DATASET EXCERPT:
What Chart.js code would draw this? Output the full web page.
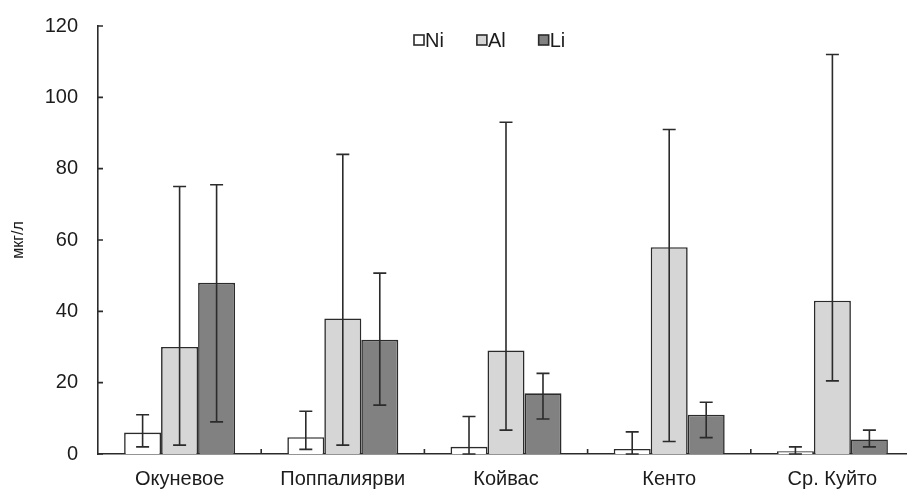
<!DOCTYPE html>
<html>
<head>
<meta charset="utf-8">
<script src="https://cdn.jsdelivr.net/npm/chart.js@4/dist/chart.umd.min.js"></script>
<style>
  html, body { margin: 0; padding: 0; background: #fff; overflow: hidden; }
  #wrap { width: 920px; height: 489px; }
</style>
</head>
<body>
<div id="wrap"><canvas id="chart"></canvas></div>
<script>
// values (мкг/л)
const categories = ['Окуневое', 'Поппалиярви', 'Койвас', 'Кенто', 'Ср. Куйто'];
const yTicks = [0, 20, 40, 60, 80, 100, 120];

const ni     = [6, 4.7, 2, 1.4, 0.8];
const niLow  = [2, 1.3, 0, 0, 0];
const niHigh = [11, 12, 10.5, 6.2, 2];

const al     = [30, 38, 29, 58, 43];
const alLow  = [2.5, 2.5, 6.7, 3.5, 20.5];
const alHigh = [75, 84, 93, 91, 112];

const li     = [48, 32, 17, 11, 4.1];
const liLow  = [9, 13.7, 9.8, 4.6, 2];
const liHigh = [75.5, 50.7, 22.6, 14.5, 6.7];

const ink = '#2b2b2b';
const txt = '#1c1c1c';

// error bars: whiskers from low to high with caps
const errorBars = {
  id: 'errorBars',
  afterDatasetsDraw(chart) {
    const ctx = chart.ctx;
    const y = chart.scales.y;
    ctx.save();
    ctx.strokeStyle = ink;
    ctx.lineWidth = 1.6;
    chart.data.datasets.forEach((ds, i) => {
      const meta = chart.getDatasetMeta(i);
      meta.data.forEach((bar, j) => {
        const x = bar.x;
        const top = y.getPixelForValue(ds.errHigh[j]);
        const bot = y.getPixelForValue(ds.errLow[j]);
        ctx.beginPath();
        ctx.moveTo(x, top); ctx.lineTo(x, bot);
        ctx.moveTo(x - 6.5, top); ctx.lineTo(x + 6.5, top);
        ctx.moveTo(x - 6.5, bot); ctx.lineTo(x + 6.5, bot);
        ctx.stroke();
      });
    });
    ctx.restore();
  }
};

// short tick marks pointing into the plot
const innerTicks = {
  id: 'innerTicks',
  afterDraw(chart) {
    const ctx = chart.ctx;
    const xs = chart.scales.x, ys = chart.scales.y;
    const area = chart.chartArea;
    ctx.save();
    ctx.strokeStyle = ink;
    ctx.lineWidth = 1.6;
    ctx.beginPath();
    yTicks.forEach(v => {
      const py = ys.getPixelForValue(v);
      ctx.moveTo(area.left, py); ctx.lineTo(area.left + 5, py);
    });
    for (let i = 0; i < categories.length - 1; i++) {
      const px = (xs.getPixelForValue(i) + xs.getPixelForValue(i + 1)) / 2;
      ctx.moveTo(px, area.bottom); ctx.lineTo(px, area.bottom - 5);
    }
    ctx.stroke();
    ctx.restore();
  }
};

// legend sits inside the plot, at the top
const topLegend = {
  id: 'topLegend',
  afterDraw(chart) {
    const ctx = chart.ctx;
    const area = chart.chartArea;
    ctx.save();
    ctx.font = '20px "Liberation Sans"';
    ctx.textBaseline = 'middle';
    const yc = area.top + 14;
    let x = area.left + 316;
    chart.data.datasets.forEach(ds => {
      ctx.fillStyle = ds.backgroundColor;
      ctx.fillRect(x, yc - 5, 10, 10);
      ctx.strokeStyle = ink;
      ctx.lineWidth = 1.6;
      ctx.strokeRect(x, yc - 5, 10, 10);
      ctx.fillStyle = txt;
      ctx.fillText(ds.label, x + 11, yc + 1);
      x += 11 + ctx.measureText(ds.label).width + 33;
    });
    ctx.restore();
  }
};

new Chart(document.getElementById('chart'), {
  type: 'bar',
  data: {
    labels: categories,
    datasets: [
      { label: 'Ni', data: ni, errLow: niLow, errHigh: niHigh,
        backgroundColor: '#ffffff', borderColor: ink, borderWidth: 1.6 },
      { label: 'Al', data: al, errLow: alLow, errHigh: alHigh,
        backgroundColor: '#d6d6d6', borderColor: ink, borderWidth: 1.6 },
      { label: 'Li', data: li, errLow: liLow, errHigh: liHigh,
        backgroundColor: '#818181', borderColor: ink, borderWidth: 1.6 }
    ]
  },
  options: {
    responsive: true,
    maintainAspectRatio: false,
    animation: false,
    layout: { padding: { top: 26, right: 6, left: 9, bottom: 0 } },
    datasets: { bar: { categoryPercentage: 0.68, barPercentage: 1.0 } },
    plugins: {
      tooltip: { enabled: false },
      legend: { display: false }
    },
    scales: {
      x: {
        afterFit: s => { s.height = 35; },
        grid: { display: false },
        border: { display: true, color: ink, width: 1.6 },
        ticks: { color: txt, font: { family: 'Liberation Sans', size: 20 }, padding: 5 }
      },
      y: {
        min: 0, max: 120,
        afterFit: s => { s.width = 89; s.paddingTop = 0; s.paddingBottom = 0; },
        grid: { display: false, drawTicks: false },
        border: { display: true, color: ink, width: 1.6 },
        ticks: { stepSize: 20, color: txt, font: { family: 'Liberation Sans', size: 20 }, padding: 20 },
        title: { display: true, text: 'мкг/л', color: txt, font: { family: 'Liberation Sans', size: 16 }, padding: 0 }
      }
    }
  },
  plugins: [errorBars, innerTicks, topLegend]
});
</script>
</body>
</html>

TO DO:
With all pictures left out, please transcribe exactly the lines from the start of the material through the line with "const niHigh = [11, 12, 10.5, 6.2, 2];".

SOLVED PROBLEM:
What Chart.js code would draw this? Output the full web page.
<!DOCTYPE html>
<html>
<head>
<meta charset="utf-8">
<script src="https://cdn.jsdelivr.net/npm/chart.js@4/dist/chart.umd.min.js"></script>
<style>
  html, body { margin: 0; padding: 0; background: #fff; overflow: hidden; }
  #wrap { width: 920px; height: 489px; }
</style>
</head>
<body>
<div id="wrap"><canvas id="chart"></canvas></div>
<script>
// values (мкг/л)
const categories = ['Окуневое', 'Поппалиярви', 'Койвас', 'Кенто', 'Ср. Куйто'];
const yTicks = [0, 20, 40, 60, 80, 100, 120];

const ni     = [6, 4.7, 2, 1.4, 0.8];
const niLow  = [2, 1.3, 0, 0, 0];
const niHigh = [11, 12, 10.5, 6.2, 2];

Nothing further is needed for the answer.